Più semplicemente “la globalizzazione non sarà più quella che abbiamo conosciuto negli ultimi venti o trent’anni: è probabile che si verifichi un avvicinamento delle catene produttive all’Europa, ma mi pare più possibile nel contesto del bacino del Mediterraneo che a livello italiano. Paesi come Turchia, Marocco, Egitto, Tunisia rappresentano già oggi per alcune lavorazioni, per esempio in quelle del tessile-abbigliamento, un’alternativa alle regioni asiatiche che sono molto più lontane e pongono problemi di tipo logistico”.
Una logistica sempre più collaborativa
Quello che è certo è che non sarà il mercato a ridimensionarsi, o perlomeno non sarà questo l’obiettivo delle aziende che investiranno in questa direzione. Lo scopo perseguito è la razionalizzazione dei costi di approvvigionamento, ed il ridimensionamento delle catene di produzione e confezionamento.

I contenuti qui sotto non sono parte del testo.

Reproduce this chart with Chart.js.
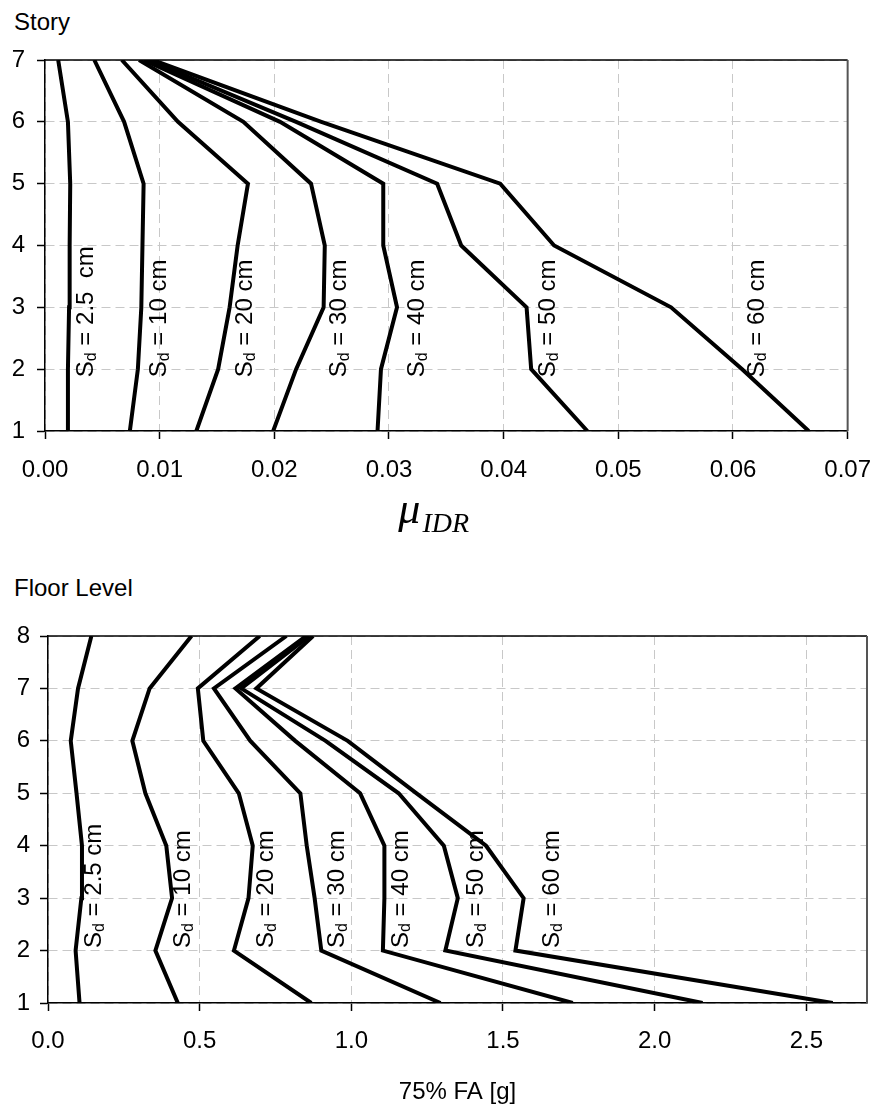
<!DOCTYPE html>
<html>
<head>
<meta charset="utf-8">
<script src="https://cdn.jsdelivr.net/npm/chart.js@4.4.1/dist/chart.umd.min.js"></script>
<style>
  body { margin: 0; background: #fff; width: 888px; height: 1110px; position: relative; overflow: hidden; font-family: 'Liberation Sans', Arial, sans-serif; }
  .ttl { position: absolute; left: 14px; font-size: 24px; line-height: 24px; color: #000; }
  canvas { position: absolute; left: 0; }
</style>
</head>
<body>
<div class="ttl" style="top:10px">Story</div>
<div class="ttl" style="top:576px">Floor Level</div>
<canvas id="idrChart" width="888" height="540" style="top:0"></canvas>
<canvas id="faChart" width="888" height="570" style="top:540px"></canvas>
<script>
// story / floor levels (y axis)
const stories = [1, 2, 3, 4, 5, 6, 7];
const floors = [1, 2, 3, 4, 5, 6, 7, 8];

// mean interstory drift ratio per story, one array per spectral displacement
const idr2_5 = [0.0020, 0.0020, 0.0021, 0.00215, 0.0022, 0.0020, 0.00115];
const idr10 = [0.0074, 0.0081, 0.0084, 0.0085, 0.0086, 0.0069, 0.0043];
const idr20 = [0.0132, 0.0151, 0.0161, 0.0168, 0.0177, 0.0116, 0.0067];
const idr30 = [0.0199, 0.0219, 0.0243, 0.0244, 0.0232, 0.0173, 0.0082];
const idr40 = [0.0290, 0.0293, 0.0307, 0.0295, 0.0295, 0.0205, 0.0086];
const idr50 = [0.0473, 0.0424, 0.0420, 0.0363, 0.0342, 0.0219, 0.0090];
const idr60 = [0.0666, 0.0608, 0.0546, 0.0444, 0.0397, 0.0241, 0.0094];

// 75% floor acceleration [g] per floor level
const fa2_5 = [0.104, 0.091, 0.110, 0.112, 0.094, 0.075, 0.099, 0.143];
const fa10 = [0.428, 0.354, 0.409, 0.390, 0.321, 0.278, 0.335, 0.473];
const fa20 = [0.868, 0.613, 0.661, 0.675, 0.629, 0.512, 0.494, 0.698];
const fa30 = [1.294, 0.901, 0.879, 0.853, 0.832, 0.667, 0.547, 0.786];
const fa40 = [1.730, 1.104, 1.109, 1.109, 1.029, 0.815, 0.618, 0.851];
const fa50 = [2.158, 1.310, 1.351, 1.305, 1.156, 0.915, 0.637, 0.862];
const fa60 = [2.587, 1.541, 1.568, 1.444, 1.215, 0.988, 0.687, 0.874];

// curve labels ("S" + subscript "d" + rest), anchored in data units
const idrLabelText = [' = 2.5  cm', ' = 10 cm', ' = 20 cm', ' = 30 cm', ' = 40 cm', ' = 50 cm', ' = 60 cm'];
const idrLabelX = [0.0036, 0.0100, 0.0175, 0.0257, 0.0325, 0.0439, 0.0621];
const idrLabelY = 1.87;
const faLabelText = [' = 2.5 cm', ' = 10 cm', ' = 20 cm', ' = 30 cm', ' = 40 cm', ' = 50 cm', ' = 60 cm'];
const faLabelX = [0.154, 0.447, 0.720, 0.955, 1.164, 1.412, 1.664];
const faLabelY = 2.05;

const FONT = "'Liberation Sans', Arial, sans-serif";
const SERIF = "'Liberation Serif', 'Times New Roman', serif";

function makeSets(series, levels) {
    return series.map(vals => ({
        data: vals.map((v, i) => ({ x: v, y: levels[i] })),
        borderColor: '#000',
        borderWidth: 4,
        pointRadius: 0,
        tension: 0,
        fill: false
    }));
}

function sdLabels(xs, yStart, rests) {
    return {
        id: 'sdLabels',
        afterDatasetsDraw(chart) {
            const ctx = chart.ctx;
            const sx = chart.scales.x, sy = chart.scales.y;
            ctx.save();
            ctx.fillStyle = '#000';
            ctx.textBaseline = 'middle';
            ctx.textAlign = 'left';
            xs.forEach((xv, i) => {
                ctx.save();
                ctx.translate(sx.getPixelForValue(xv), sy.getPixelForValue(yStart));
                ctx.rotate(-Math.PI / 2);
                ctx.font = '24px ' + FONT;
                ctx.fillText('S', 0, 0);
                let w = ctx.measureText('S').width;
                ctx.font = '16px ' + FONT;
                ctx.fillText('d', w, 5);
                w += ctx.measureText('d').width;
                ctx.font = '24px ' + FONT;
                ctx.fillText(rests[i], w, 0);
                ctx.restore();
            });
            ctx.restore();
        }
    };
}

// top and right edges of the plot area
const frame = {
    id: 'frame',
    beforeDatasetsDraw(chart) {
        const { left, right, top, bottom } = chart.chartArea;
        const ctx = chart.ctx;
        ctx.save();
        ctx.strokeStyle = '#000';
        ctx.lineWidth = 1.5;
        ctx.beginPath();
        ctx.moveTo(left, top);
        ctx.lineTo(right, top);
        ctx.stroke();
        ctx.strokeStyle = '#555';
        ctx.lineWidth = 2;
        ctx.beginPath();
        ctx.moveTo(right, top);
        ctx.lineTo(right, bottom);
        ctx.stroke();
        ctx.restore();
    }
};

// x axis title mu_IDR with subscript
const muTitle = {
    id: 'muTitle',
    afterDraw(chart) {
        const ctx = chart.ctx;
        const ca = chart.chartArea;
        const cx = (ca.left + ca.right) / 2;
        ctx.save();
        ctx.fillStyle = '#000';
        ctx.textBaseline = 'alphabetic';
        ctx.textAlign = 'left';
        ctx.font = 'italic 44px ' + SERIF;
        const x0 = cx - 48;
        ctx.fillText('\u03BC', x0, 523);
        const w = ctx.measureText('\u03BC').width;
        ctx.font = 'italic 28px ' + SERIF;
        ctx.fillText('IDR', x0 + w + 2, 532);
        ctx.restore();
    }
};

function axisStyle() {
    return {
        border: { display: true, color: '#000', width: 1.5, dash: [9, 5] },
        grid: {
            color: '#c8c8c8',
            lineWidth: 1,
            tickColor: '#000',
            tickLength: 8,
            tickWidth: 1.5,
            tickBorderDash: []
        }
    };
}

Chart.defaults.font.family = FONT;
Chart.defaults.color = '#000';

new Chart(document.getElementById('idrChart'), {
    type: 'line',
    data: { datasets: makeSets([idr2_5, idr10, idr20, idr30, idr40, idr50, idr60], stories) },
    options: {
        responsive: false,
        animation: false,
        devicePixelRatio: 1,
        layout: { padding: { top: 60, right: 29, left: 0, bottom: 0 } },
        plugins: { legend: { display: false }, tooltip: { enabled: false } },
        scales: {
            x: {
                type: 'linear', min: 0, max: 0.07,
                ...axisStyle(),
                ticks: { stepSize: 0.01, font: { size: 24 }, padding: 17, callback: v => v.toFixed(2) },
                afterFit: s => { s.height = 109; }
            },
            y: {
                type: 'linear', min: 1, max: 7,
                ...axisStyle(),
                ticks: { stepSize: 1, font: { size: 24 }, padding: 12 },
                afterFit: s => { s.width = 45; }
            }
        }
    },
    plugins: [frame, sdLabels(idrLabelX, idrLabelY, idrLabelText), muTitle]
});

new Chart(document.getElementById('faChart'), {
    type: 'line',
    data: { datasets: makeSets([fa2_5, fa10, fa20, fa30, fa40, fa50, fa60], floors) },
    options: {
        responsive: false,
        animation: false,
        devicePixelRatio: 1,
        layout: { padding: { top: 96, right: 21, left: 0, bottom: 0 } },
        plugins: { legend: { display: false }, tooltip: { enabled: false } },
        scales: {
            x: {
                type: 'linear', min: 0, max: 2.7,
                ...axisStyle(),
                ticks: { stepSize: 0.5, includeBounds: false, font: { size: 24 }, padding: 16, callback: v => v.toFixed(1) },
                title: { display: true, text: '75% FA [g]', font: { size: 24 }, padding: { top: 0, bottom: 3 } },
                afterFit: s => { s.height = 107; }
            },
            y: {
                type: 'linear', min: 1, max: 8,
                ...axisStyle(),
                ticks: { stepSize: 1, font: { size: 24 }, padding: 10 },
                afterFit: s => { s.width = 48; }
            }
        }
    },
    plugins: [frame, sdLabels(faLabelX, faLabelY, faLabelText)]
});
</script>
</body>
</html>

Nel concreto questo percorso si tradurrà nella scomparsa di assurdi logistici non sostenibili (recentemente mi è capitato di vedere online della frutta confezionata la cui etichetta dichiarava fosse stata coltivata in Argentina, confezionata in Tailandia e poi commercializzata negli U.S.A. facendo due volte il giro del mondo prima di essere distribuita…), e non in una minor reperibilità di prodotti. Anzi, lo scopo è proprio quello di scindere la catena produttiva dalle difficoltà di approvvigionamento, rendendo i prodotti più immediatamente disponibili e producibili secondo logica “Just in time”.

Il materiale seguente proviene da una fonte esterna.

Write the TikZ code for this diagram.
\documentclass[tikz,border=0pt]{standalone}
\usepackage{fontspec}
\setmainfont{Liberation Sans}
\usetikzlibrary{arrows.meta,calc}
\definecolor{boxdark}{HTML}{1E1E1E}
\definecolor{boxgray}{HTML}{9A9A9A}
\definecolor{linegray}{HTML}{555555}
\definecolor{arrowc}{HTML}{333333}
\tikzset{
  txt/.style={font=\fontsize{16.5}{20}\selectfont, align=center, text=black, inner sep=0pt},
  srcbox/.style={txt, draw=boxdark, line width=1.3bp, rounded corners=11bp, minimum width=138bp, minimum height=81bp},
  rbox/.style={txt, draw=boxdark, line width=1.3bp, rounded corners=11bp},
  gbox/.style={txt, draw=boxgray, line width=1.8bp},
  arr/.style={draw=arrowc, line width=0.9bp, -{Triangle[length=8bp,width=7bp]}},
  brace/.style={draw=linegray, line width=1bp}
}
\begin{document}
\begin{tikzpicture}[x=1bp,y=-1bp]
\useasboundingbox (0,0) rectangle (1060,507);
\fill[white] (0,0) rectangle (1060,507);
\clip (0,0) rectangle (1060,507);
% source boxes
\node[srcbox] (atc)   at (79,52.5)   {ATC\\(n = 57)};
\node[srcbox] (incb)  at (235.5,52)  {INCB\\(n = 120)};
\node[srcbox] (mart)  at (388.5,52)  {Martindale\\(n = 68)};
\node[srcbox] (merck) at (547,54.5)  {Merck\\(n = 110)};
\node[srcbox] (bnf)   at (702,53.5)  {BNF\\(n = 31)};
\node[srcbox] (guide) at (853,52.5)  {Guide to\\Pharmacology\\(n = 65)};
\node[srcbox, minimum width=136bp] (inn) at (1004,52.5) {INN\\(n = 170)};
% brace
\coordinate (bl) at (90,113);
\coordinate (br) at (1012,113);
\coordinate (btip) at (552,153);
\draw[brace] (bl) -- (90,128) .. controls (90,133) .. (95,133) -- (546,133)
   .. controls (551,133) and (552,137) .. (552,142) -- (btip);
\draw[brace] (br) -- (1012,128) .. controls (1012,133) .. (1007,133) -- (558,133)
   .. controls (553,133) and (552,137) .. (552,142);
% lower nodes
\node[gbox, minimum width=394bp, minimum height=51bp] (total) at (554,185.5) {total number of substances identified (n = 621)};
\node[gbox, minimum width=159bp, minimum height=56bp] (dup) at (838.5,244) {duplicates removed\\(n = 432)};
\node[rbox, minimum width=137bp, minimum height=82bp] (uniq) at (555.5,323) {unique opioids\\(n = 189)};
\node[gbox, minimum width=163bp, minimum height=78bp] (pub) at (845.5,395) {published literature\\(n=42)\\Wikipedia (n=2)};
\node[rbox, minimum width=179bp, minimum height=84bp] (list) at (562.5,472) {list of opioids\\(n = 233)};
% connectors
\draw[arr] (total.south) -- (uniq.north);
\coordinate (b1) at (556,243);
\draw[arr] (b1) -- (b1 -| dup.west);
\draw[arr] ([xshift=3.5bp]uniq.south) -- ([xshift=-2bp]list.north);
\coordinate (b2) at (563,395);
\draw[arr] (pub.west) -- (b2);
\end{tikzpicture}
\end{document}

Prevedibimente però aumenteranno anche gli stock nelle logistiche di prossimità ed in questa direzione i fenomeni di reshoring saranno un volano importante per la diffusione di magazzini digitalizzati di ultima generazione e tutte le declinazioni di quella che viene definita Industria 4.0.
Potrebbe infatti essere il potenziamento tecnologico il metodo di superamento delle difficoltà imposte dall’elevato costo del lavoro sul nostro suolo. Certo un’aumento della produttività in grado di garantire l’assorbimento di questa differenza sarebbe ottenibile solo a fronte di grandissimi investimenti, che non sono certo siano alla portata di tutti.
Anche per questa ragione gli analisti profilano il futuro delle logistiche di prossimità con connotazioni definite di tipo “collaborativo”, ovvero dove ogni azienda mette a disposizione dei propri partner competenze, tecnologie, persino volumi al fine di favorire quei percorsi di ottimizzazione tanto difficili da raggiungere a fronte della frammentazione del flusso tipica del panorama moderno.